The 12th Connecticut Infantry mustered out of service August 12, 1865.

==Detailed service==
The regiment left Connecticut for Ship Island, Mississippi on February 24, 1862. They arrived there March 9. They filled duty assignments at Ship Island, Mississippi, until April 15, 1862. Operations against Fort St. Phillip and Jackson, Mississippi River, April 15–28. Occupation of New Orleans, Louisiana, May 1, the first regiment to land. Duty at Camp Parapet and Carrollton until October. Expedition to Lake Pontchartrain, Pass Manchac, and up Tchefuncta and Pearl rivers July 25-August 2. Skirmishes at Madisonville and near Covington July 27. Operations in District of La Fourche October 24-November 6. Occupation of Donaldsonville October 25. Action at Georgia Landing, near Labadieville, October 27. Duty in District of La Fourche until February 1863. Expedition to Bayou Teche January 13–15. Action with steamer Cotton January 14. Moved to Brashear City, Louisiana February and duty there until March.

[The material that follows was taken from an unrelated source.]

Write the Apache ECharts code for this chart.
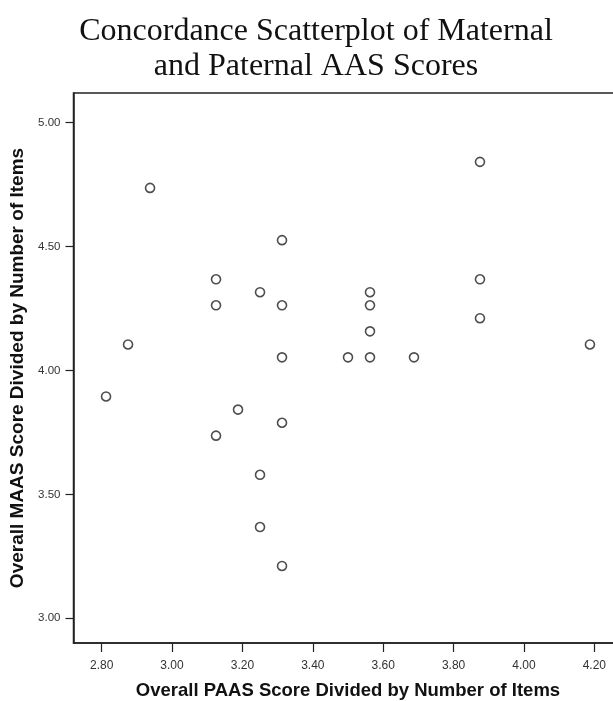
<!DOCTYPE html>
<html>
<head>
<meta charset="utf-8">
<script src="https://cdn.jsdelivr.net/npm/echarts@6/dist/echarts.min.js"></script>
<style>
html,body{margin:0;padding:0;background:#fff;}
#chart{width:613px;height:701px;}
</style>
</head>
<body>
<div id="chart"></div>
<script>
// Overall PAAS score (x) and overall MAAS score (y), one entry per pair
var paasScores = [3.875, 2.9375, 3.3125, 3.125, 3.875, 3.25, 3.5625, 3.125, 3.3125, 3.5625,
                  3.875, 3.5625, 2.875, 4.1875, 3.3125, 3.5, 3.5625, 3.6875, 2.8125, 3.1875,
                  3.3125, 3.125, 3.25, 3.25, 3.3125];
var maasScores = [4.842, 4.737, 4.526, 4.368, 4.368, 4.316, 4.316, 4.263, 4.263, 4.263,
                  4.211, 4.158, 4.105, 4.105, 4.053, 4.053, 4.053, 4.053, 3.895, 3.842,
                  3.789, 3.737, 3.579, 3.368, 3.211];
var xTicks = [2.8, 3.0, 3.2, 3.4, 3.6, 3.8, 4.0, 4.2];
var yTicks = [3.0, 3.5, 4.0, 4.5, 5.0];

var titleText = 'Concordance Scatterplot of Maternal\nand Paternal AAS Scores';
var xName = 'Overall PAAS Score Divided by Number of Items';
var yName = 'Overall MAAS Score Divided by Number of Items';

var points = paasScores.map(function (x, i) { return [x, maasScores[i]]; });

var chart = echarts.init(document.getElementById('chart'), null, {renderer: 'canvas'});
chart.setOption({
  backgroundColor: '#fff',
  animation: false,
  title: {
    text: titleText,
    left: 311,
    textAlign: 'center',
    top: 9,
    textStyle: {
      fontFamily: 'Liberation Serif',
      fontWeight: 'normal',
      fontSize: 32,
      lineHeight: 35,
      color: '#111'
    }
  },
  grid: {
    left: 73.5,
    width: 549,
    top: 93,
    height: 550,
    show: true,
    borderColor: '#222',
    borderWidth: 1.5,
    containLabel: false,
    outerBoundsMode: 'none'
  },
  xAxis: {
    type: 'value',
    min: 2.72,
    max: 4.28,
    name: xName,
    nameLocation: 'middle',
    nameGap: 38,
    nameTextStyle: {fontFamily: 'Liberation Sans', fontWeight: 'bold', fontSize: 18.5, color: '#111'},
    axisLine: {show: true, onZero: false, lineStyle: {color: '#222', width: 1.5}},
    axisTick: {show: true, length: 9, customValues: xTicks, lineStyle: {color: '#222', width: 1.2}},
    axisLabel: {
      customValues: xTicks,
      margin: 17,
      fontFamily: 'Liberation Sans',
      fontSize: 12,
      color: '#333',
      formatter: function (v) { return v.toFixed(2); }
    },
    splitLine: {show: false}
  },
  yAxis: {
    type: 'value',
    min: 2.90,
    max: 5.12,
    name: yName,
    nameLocation: 'middle',
    nameGap: 46,
    nameTextStyle: {fontFamily: 'Liberation Sans', fontWeight: 'bold', fontSize: 19, color: '#111'},
    axisLine: {show: true, onZero: false, lineStyle: {color: '#222', width: 1.5}},
    axisTick: {show: true, length: 8, customValues: yTicks, lineStyle: {color: '#222', width: 1.2}},
    axisLabel: {
      customValues: yTicks,
      margin: 13,
      fontFamily: 'Liberation Sans',
      fontSize: 11.5,
      color: '#333',
      formatter: function (v) { return v.toFixed(2); }
    },
    splitLine: {show: false}
  },
  series: [{
    type: 'scatter',
    data: points,
    symbol: 'circle',
    symbolSize: 9,
    itemStyle: {color: '#fff', borderColor: '#222', borderWidth: 1.6},
    emphasis: {disabled: true}
  }]
});
</script>
</body>
</html>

Operations against Port Hudson March 7–27. Pattersonville March 28 (detachment). Operations in western Louisiana April 9-May 14. Bayou Teche Campaign April 11–20. Port Bisland, near Centreville, April 12–13. Irish Bend April 14. Opelousas April 20. Expedition to Alexandria and Simsport May 5–18. Near Cheyneyville May 18. Movement to Bayou Sara, then to Port Hudson May 22–25. Siege of Port Hudson May 25-July 9. Assaults on Port Hudson May 27 and June 14. Surrender of Port Hudson July 9. Operations in western Louisiana July to September 1863. 2nd Battle of Sabine Pass September 4–11. Teche Campaign October 3-November 30. Duty at New Iberia until January 1864. Moved to New Orleans and on veteran furlough until May. Duty at Carrollton until July. Moved to Fortress Monroe, Virginia, then to Washington, D.C., July 5–13. Snicker's Gap expedition July 14–23. Philip Sheridan's Shenandoah Valley Campaign, August to December. Battle of Opequon, Winchester, September 19. Fisher's Hill September 22. Battle of Cedar Creek October 19. Duty at Winchester, Newtown, and Summit Point until April 1865. Moved to Washington, D.C., April 21, and duty there until June. Grand Review of the Armies May 23–24. Moved to Savannah, Georgia, June 1–5 and duty there until August.

==Casualties==
The regiment lost a total of 273 men during service; 6 officers and 65 enlisted men killed or mortally wounded, 8 officers and 196 enlisted men died of disease.

==Commanders==
- Lieutenant Colonel Frank Henry Peck – commanded at the battles of Port Hudson and Opequon; he was wounded in action at Port Hudson and mortally wounded in action at Opequon
- Lieutenant Colonel George N. Lewis – commanded at the Battle of Cedar Creek

==Notable Members==
In late-September 1862 while stationed at Camp Parapet, a lieutenant in the 12th Connecticut, George H. Hanks, was detailed as aide-de-camp for Brigadier General Thomas W. Sherman for the superintendence of the many contraband arriving at the camp. He organized six colonies of freedmen at Camp Parapet each led by a non-commissioned officer and directed black labor in the repair and fortification of the camp and surroundings. Hanks was transferred out of the regiment January 1, 1863 and made a member of the Army officer corps. He expanded the scheme, which became the Bureau of Negro Labor, and the bureau was one of the organizations which would eventually become the Freedmen's Bureau. Hanks's assistant superintendent was another member of the regiment, Philip Bacon.